O anúncio do nascimento surpreendeu o mundo inteiro em novembro de 2018. O cientista He Jiankui revelou em Hong Kong que tinha modificado embriões no âmbito de uma fertilização in vitro para um casal, com a finalidade de criar uma mutação de seu genoma que lhes daria imunidade natural contra o VIH, o vírus causador da Sida, durante a sua vida. O procedimento não tinha nenhuma justificativa médica, visto que já existem técnicas para impedir a contaminação pelo pai seropositivo.

As gémeas nasceram e receberam os nomes de Lulu e Nana, mas mais não se sabe. Os seus pais quiseram manter a sua vida em segredo.

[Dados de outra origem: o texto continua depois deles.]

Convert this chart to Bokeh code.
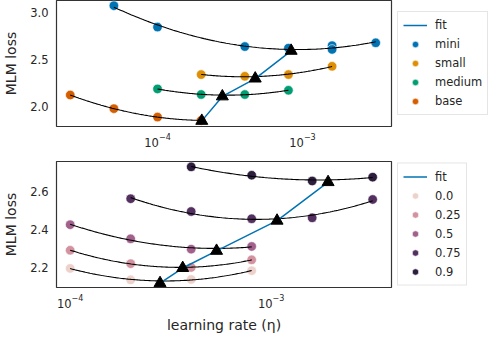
import numpy as np
from bokeh.plotting import figure
from bokeh.models import Legend, LegendItem, FixedTicker, LogTickFormatter
from bokeh.layouts import column
from bokeh.embed import file_html
from bokeh.resources import INLINE

# ---------------- data: top panel (model size) ----------------
size_names = ["mini", "small", "medium", "base"]
size_colors = ["#0173b2", "#de8f05", "#029e73", "#d55e00"]
lr_mini = [5e-5, 1e-4, 4e-4, 8e-4, 1.6e-3, 1.6e-3, 3.2e-3]
loss_mini = [3.075, 2.847, 2.64, 2.623, 2.65, 2.61, 2.68]
lr_small = [2e-4, 4e-4, 8e-4, 1.6e-3]
loss_small = [2.342, 2.324, 2.342, 2.43]
lr_medium = [1e-4, 2e-4, 4e-4, 8e-4]
loss_medium = [2.19, 2.13, 2.13, 2.175]
lr_base = [2.5e-5, 5e-5, 1e-4, 2e-4]
loss_base = [2.125, 1.98, 1.89, 1.855]
opt_lr_size = [2.02e-4, 2.8e-4, 4.72e-4, 8.35e-4]
opt_loss_size = [1.85, 2.11, 2.30, 2.595]

# ---------------- data: bottom panel ----------------
p_names = ["0.0", "0.25", "0.5", "0.75", "0.9"]
p_colors = ["#edd1cb", "#d3929f", "#a2618c", "#53305f", "#2d1e3e"]
lr_p00 = [1e-4, 2e-4, 4e-4, 8e-4]
loss_p00 = [2.195, 2.135, 2.137, 2.183]
lr_p25 = [1e-4, 2e-4, 4e-4, 8e-4]
loss_p25 = [2.29, 2.22, 2.20, 2.24]
lr_p50 = [1e-4, 2e-4, 4e-4, 8e-4]
loss_p50 = [2.424, 2.35, 2.296, 2.31]
lr_p75 = [2e-4, 4e-4, 8e-4, 1.6e-3, 3.2e-3]
loss_p75 = [2.56, 2.493, 2.455, 2.46, 2.556]
lr_p90 = [4e-4, 8e-4, 1.6e-3, 3.2e-3]
loss_p90 = [2.727, 2.683, 2.653, 2.673]
opt_lr_p = [2.8e-4, 3.63e-4, 5.35e-4, 1.07e-3, 1.92e-3]
opt_loss_p = [2.118, 2.197, 2.287, 2.445, 2.647]

x_ticks = [1e-4, 1e-3]
top_y_ticks = [2.0, 2.5, 3.0]
top_y_labels = {2.0: "2.0", 2.5: "2.5", 3.0: "3.0"}
bot_y_ticks = [2.2, 2.4, 2.6]
bot_y_labels = {2.2: "2.2", 2.4: "2.4", 2.6: "2.6"}

FONT = "DejaVu Sans"
TXT = "#262626"


def quad_fit(lr, loss):
    lx = np.log10(lr)
    c = np.polyfit(lx, loss, 2)
    xs = np.linspace(lx.min(), lx.max(), 120)
    return 10 ** xs, np.polyval(c, xs)


def make_fig(xr, yr, yticks, ylabels, bottom_border, xlabel=None):
    p = figure(x_axis_type="log", x_range=xr, y_range=yr,
               frame_width=335, frame_height=126,
               min_border_left=44, min_border_top=0,
               min_border_bottom=bottom_border, min_border_right=0,
               output_backend="svg", toolbar_location=None,
               background_fill_color="white", border_fill_color="white")
    p.grid.visible = False
    p.outline_line_color = "#333333"
    p.outline_line_width = 1.2
    p.xaxis.ticker = FixedTicker(ticks=x_ticks, minor_ticks=[])
    p.xaxis.formatter = LogTickFormatter()
    p.yaxis.ticker = FixedTicker(ticks=yticks, minor_ticks=[])
    p.yaxis.major_label_overrides = ylabels
    for ax in (p.xaxis, p.yaxis):
        ax.axis_line_color = None
        ax.major_tick_line_color = None
        ax.minor_tick_line_color = None
        ax.major_tick_out = 0
        ax.major_tick_in = 0
        ax.major_label_standoff = 8
        ax.major_label_text_font = FONT
        ax.major_label_text_font_size = "11.5px"
        ax.major_label_text_color = TXT
        ax.axis_label_text_font = FONT
        ax.axis_label_text_font_size = "14px"
        ax.axis_label_text_font_style = "normal"
        ax.axis_label_text_color = TXT
        ax.axis_label_standoff = 8
    p.xaxis.major_label_standoff = 6
    p.yaxis.axis_label = "MLM loss"
    if xlabel:
        p.xaxis.axis_label = xlabel
        p.xaxis.axis_label_standoff = 6
    return p


def style_legend(items):
    lg = Legend(items=items, location="center_left")
    lg.label_text_font = FONT
    lg.label_text_font_size = "11.5px"
    lg.label_text_color = TXT
    lg.glyph_width = 24
    lg.glyph_height = 16
    lg.label_height = 16
    lg.label_standoff = 8
    lg.spacing = 3
    lg.padding = 5
    lg.margin = 6
    lg.border_line_color = "#cccccc"
    lg.border_line_width = 1
    lg.background_fill_color = "white"
    lg.background_fill_alpha = 1
    return lg


def fill_panel(p, series, names, colors, opt_lr, opt_loss):
    scat = []
    for (lr, loss), c in zip(series, colors):
        r = p.scatter(lr, loss, size=9.5, fill_color=c, line_color="white",
                      line_width=0.6, marker="circle")
        scat.append(r)
    for lr, loss in series:
        fx, fy = quad_fit(np.array(lr), np.array(loss))
        p.line(fx, fy, line_color="black", line_width=1.1)
    fit_r = p.line(opt_lr, opt_loss, line_color="#0173b2", line_width=1.5)
    p.scatter(opt_lr, opt_loss, marker="triangle", size=12,
              fill_color="black", line_color="black")
    items = [LegendItem(label="fit", renderers=[fit_r])]
    for n, r in zip(names, scat):
        items.append(LegendItem(label=n, renderers=[r]))
    p.add_layout(style_legend(items), "right")


p1 = make_fig((2.01e-5, 4.11e-3), (1.79, 3.13), top_y_ticks, top_y_labels, 35)
fill_panel(p1,
           [(lr_mini, loss_mini), (lr_small, loss_small),
            (lr_medium, loss_medium), (lr_base, loss_base)],
           size_names, size_colors, opt_lr_size, opt_loss_size)

p2 = make_fig((8.55e-5, 3.97e-3), (2.095, 2.755), bot_y_ticks, bot_y_labels, 45,
              xlabel="learning rate (\u03b7)")
fill_panel(p2,
           [(lr_p00, loss_p00), (lr_p25, loss_p25), (lr_p50, loss_p50),
            (lr_p75, loss_p75), (lr_p90, loss_p90)],
           p_names, p_colors, opt_lr_p, opt_loss_p)

layout = column(p1, p2, spacing=0)
open("out.html", "w").write(file_html(layout, INLINE))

A comunidade científica internacional e as autoridades criticaram duramente a experiência de He Jiankui e o caso avivou o alerta contra determinados usos de ferramentas de edição genética - como o "Crispr".

He Jiankui
He Jiankui He Jiankui créditos: LUSA

Um jornalista da revista MIT Technology Review recebeu o manuscrito do estudo que o cientista chinês tentou fazer publicar por revistas científicas prestigiosas e que detalha o seu método e os seus resultados. Mas o texto do estudo confirma o que muitos especialistas suspeitavam: na verdade, demonstra que a mutação tentada, em parte do gene CCR5, não teve êxito, segundo geneticistas consultados.

O estudo diz que a mutação realizada é "similar" à que confere a imunidade, mas não idêntica.

Dados incluídos nos anexos apontam, ainda, que as gémeas sofreram mutações em outros lugares do seu genoma e provavelmente distintas entre uma célula e outra, o que pode ter consequências imprevisíveis.

"Crispr" é uma técnica revolucionária de modificação do genoma inventada em 2012, muito mais simples de usar que tecnologias anteriores. Mas as tesouras cortam frequentemente do lado do lugar desejado e os geneticistas repetem que a tecnologia ainda está longe de ser perfeita para ser usada com fins terapêuticos.

"Há muitos problemas no caso das gémeas Crispr. Todos os princípios étnicos estabelecidos foram afetados, mas também há um grande problema científico: não controlou o que fazia a Crispr e isto teve muitas consequências imprevistas", disse o professor de genética Kiran Musunuru, da Universidade da Pensilvânia, em entrevista recente à AFP.